Another newcomer, Sarah Buxton, wrote Keith Urban’s recent hit, “Stupid Boy,” and her initial release, an EP titled Almost My Record, features five whip-smart songs that reflect the attitude, wit and worldly concerns of a single, 20-something woman.
What gives Buxton’s songs personality, besides her distinctively hoarse voice, is her point of view, which reflects that she co-wrote all the songs herself. She looks at life like a typical want-it-all young adult who has yet to set anchor in a lasting relationship or career, and her crafty lyrics reflect the heightened drama and savage humor typical of her age group.
Like Buxton, Johns and Swift also co-wrote all of their material. Pickler wrote her two most significant songs, and Underwood went to significant lengths to contribute more songs to her second album. This personal perspective may be the most significant aspect of the current youth movement. All of a sudden, a growing percentage of female voices on country radio not only sound younger, but the songs themselves snap with the exuberance and fierce emotion of youth.

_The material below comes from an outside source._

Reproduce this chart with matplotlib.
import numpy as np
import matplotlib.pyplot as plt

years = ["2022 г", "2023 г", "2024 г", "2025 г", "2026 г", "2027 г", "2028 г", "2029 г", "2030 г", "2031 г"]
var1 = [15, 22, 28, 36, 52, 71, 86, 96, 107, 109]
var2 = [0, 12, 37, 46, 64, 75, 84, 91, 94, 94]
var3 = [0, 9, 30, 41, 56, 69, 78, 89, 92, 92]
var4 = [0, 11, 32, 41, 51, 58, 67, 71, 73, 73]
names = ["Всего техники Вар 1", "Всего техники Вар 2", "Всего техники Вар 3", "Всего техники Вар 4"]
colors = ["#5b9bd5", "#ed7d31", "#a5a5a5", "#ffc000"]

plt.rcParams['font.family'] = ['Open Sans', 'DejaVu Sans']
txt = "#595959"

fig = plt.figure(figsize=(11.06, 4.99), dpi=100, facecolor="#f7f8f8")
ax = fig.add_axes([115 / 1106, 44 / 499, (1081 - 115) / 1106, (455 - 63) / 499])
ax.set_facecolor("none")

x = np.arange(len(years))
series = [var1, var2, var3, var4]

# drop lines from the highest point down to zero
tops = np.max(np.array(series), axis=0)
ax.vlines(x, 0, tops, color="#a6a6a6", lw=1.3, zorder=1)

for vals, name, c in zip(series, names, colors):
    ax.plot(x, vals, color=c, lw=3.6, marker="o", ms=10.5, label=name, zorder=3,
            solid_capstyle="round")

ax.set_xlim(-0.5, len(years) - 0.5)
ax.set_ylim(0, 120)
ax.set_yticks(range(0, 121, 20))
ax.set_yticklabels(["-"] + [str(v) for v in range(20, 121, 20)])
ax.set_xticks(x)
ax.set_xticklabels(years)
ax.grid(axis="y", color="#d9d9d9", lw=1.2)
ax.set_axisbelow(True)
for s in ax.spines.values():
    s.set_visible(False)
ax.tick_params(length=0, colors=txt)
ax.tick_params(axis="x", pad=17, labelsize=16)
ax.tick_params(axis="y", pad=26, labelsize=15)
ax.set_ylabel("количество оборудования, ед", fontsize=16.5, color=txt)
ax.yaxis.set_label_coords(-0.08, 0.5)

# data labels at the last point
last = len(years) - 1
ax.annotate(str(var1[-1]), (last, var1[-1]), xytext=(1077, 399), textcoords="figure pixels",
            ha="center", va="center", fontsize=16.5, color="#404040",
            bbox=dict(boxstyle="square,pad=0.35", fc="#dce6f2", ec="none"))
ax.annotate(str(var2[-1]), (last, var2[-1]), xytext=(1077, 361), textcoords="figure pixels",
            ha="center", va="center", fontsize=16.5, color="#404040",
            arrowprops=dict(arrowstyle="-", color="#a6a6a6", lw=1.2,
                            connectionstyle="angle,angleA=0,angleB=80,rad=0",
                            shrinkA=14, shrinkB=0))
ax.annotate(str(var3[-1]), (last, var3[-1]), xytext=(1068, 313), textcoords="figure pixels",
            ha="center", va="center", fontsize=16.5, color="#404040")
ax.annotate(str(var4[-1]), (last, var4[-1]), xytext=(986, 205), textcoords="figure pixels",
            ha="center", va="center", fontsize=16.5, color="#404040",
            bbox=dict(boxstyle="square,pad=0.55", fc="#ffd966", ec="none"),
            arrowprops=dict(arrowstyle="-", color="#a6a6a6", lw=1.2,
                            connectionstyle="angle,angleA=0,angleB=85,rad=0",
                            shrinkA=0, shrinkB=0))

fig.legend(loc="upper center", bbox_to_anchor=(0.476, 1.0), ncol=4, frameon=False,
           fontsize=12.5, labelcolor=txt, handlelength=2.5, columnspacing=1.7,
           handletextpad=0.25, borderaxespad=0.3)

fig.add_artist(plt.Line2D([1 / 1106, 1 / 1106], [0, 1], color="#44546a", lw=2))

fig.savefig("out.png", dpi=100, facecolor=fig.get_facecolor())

Johns and Buxton, both in their 20s, take gutsier chances with their subjects. Not only does Johns flip off a deceitful guy, but she addresses sex straightforwardly on “Touch Me” in ways rare in contemporary country music. Co-written with Jon Henderson and Lynn Hutton, the steamy ballad finds a young woman worrying that an ongoing relationship isn’t as physical as it was in the beginning. So she propositions her boyfriend with a direct invitation: “Tell me you want me right now,” she burns, her voice dropping into a lower register. By the chorus, she’s asking him to “kiss every inch of my body” and “whisper words I ain’t heard from you lately.”
Where Johns’ Kentucky twang is as backwoods Southern as that of Loretta Lynn and Dolly Parton, Buxton is a Kansas native who, in her teens, sang lead vocals in Stoic Oak, a Nashville jam band that had some success touring the South and Midwest. Her raspy vocals show a rock influence, and her initial EP on Disney-owned Lyric Street Records pries open formulas to allow Buxton to punctuate songs with spoken asides and off-beat flights of fancy.
Unlike most Music Row newcomers, Buxton doesn’t play it safe. Instead, she tears at the boundaries of her songs in inventive fashion. Her sense of humor can be wicked and self-effacing, with songs like “That Kind of Day” and “Love Is a Trip” presenting a female version of Brad Paisley’s comical slice-of-life tunes.
But Buxton’s best songs establish that she can write with distinctive insight about tricky subjects: “Innocence” deals with a young adult looking back at losing her virginity to her first love. As she remembers, she doesn’t ache for the lost boy but for the freedom and spontaneity that came so naturally before she so quickly matured. Her version of “Stupid Boy” tops Urban’s more intense take, mainly because of the subtle inflections she gives her story about dressing down a guy whose controlling, critical nature led to him losing the best thing that ever came his way.
The new albums by Johns and Buxton weren’t meant to represent a generation—they were meant to speak frankly and cleverly about each of the songwriter’s experiences. But coming on the heels of Swift’s and Underwood’s success, these songs suggest Nashville may be beginning a subtle but important shift in how it represents a young woman’s point of view.